Beyer originally introduced the National Observations of Hate, Assaults, and Threats to Equality (NO HATE) Act in 2016. The bill was subsequently renamed after Khalid Jabara and Heather Heyer, who were killed in hate crimes.

The Jabara-Heyer NO HATE Act was reintroduced two weeks ago for the 117th Congress by Beyer, House co-leads Reps. Judy Chu (D-CA), Fred Upton (R-MI), and Vern Buchanan (R-FL), and Senate sponsor and lead cosponsor Sen. Richard Blumenthal (D-CT) and Jerry Moran (R-KS).

The Jabara-Heyer NO HATE Act would help combat the recent surge in hate crimes by:

Improving Reporting of Hate Crimes: This legislation will improve reporting of hate crimes by supporting the implementation of and training for NIBRS, the latest crime reporting standard, in law enforcement agencies without it. This will allow law enforcement agencies to record and report detailed information about crimes, including hate crimes, to the FBI. In 2019, more than 86 percent of agencies that participate in reporting hate crimes to the FBI reported zero hate crimes. Helping law enforcement agencies recognize and report detailed information on hate crimes and report that data to the FBI will help establish a clear picture of the threats that vulnerable communities are facing across the country.

Encouraging Law Enforcement Prevention, Training and Education on Hate Crimes: This legislation will provide support to law enforcement agencies that establish a policy on identifying, investigating and reporting hate crimes, train officers on how to identify hate crimes, develop a system for collecting hate crimes data, establish a hate crimes unit within the agency, and engage in community relations to address hate crimes in that jurisdiction.

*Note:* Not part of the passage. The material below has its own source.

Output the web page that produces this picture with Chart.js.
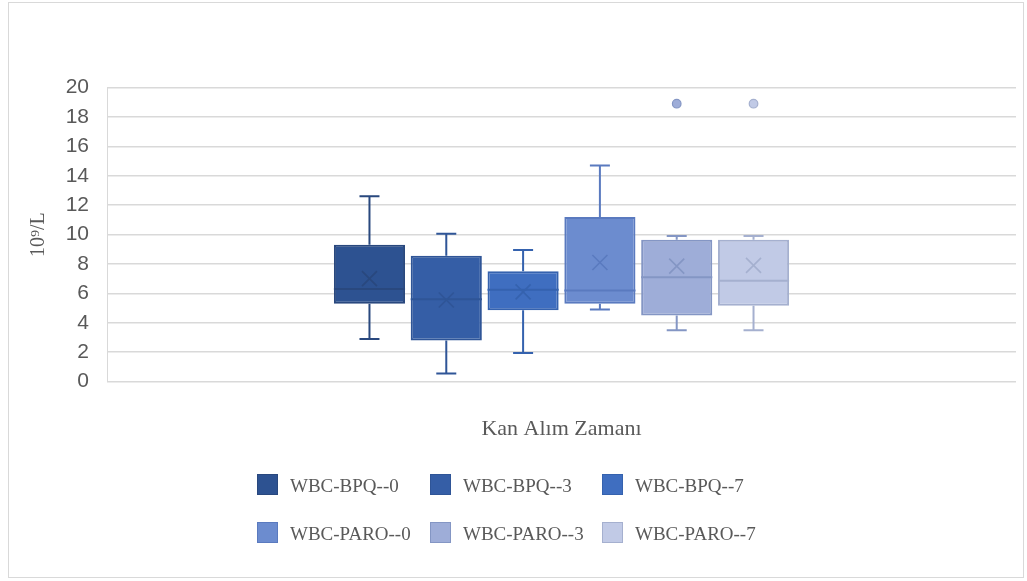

Establishing Hate Crime Hotlines: This legislation will provide grants for states to establish and run hate crime hotlines, to record information about hate crimes and to redirect victims and witnesses to law enforcement and local support services as needed. This will make sure that hate crimes don’t go unreported and victims get the help that they need.

Rehabilitating Perpetrators of Hate Crimes through Education and Community Service: This legislation will allow for judges to require individuals convicted under federal hate crime laws to undergo community service or education centered on the community targeted by the crime.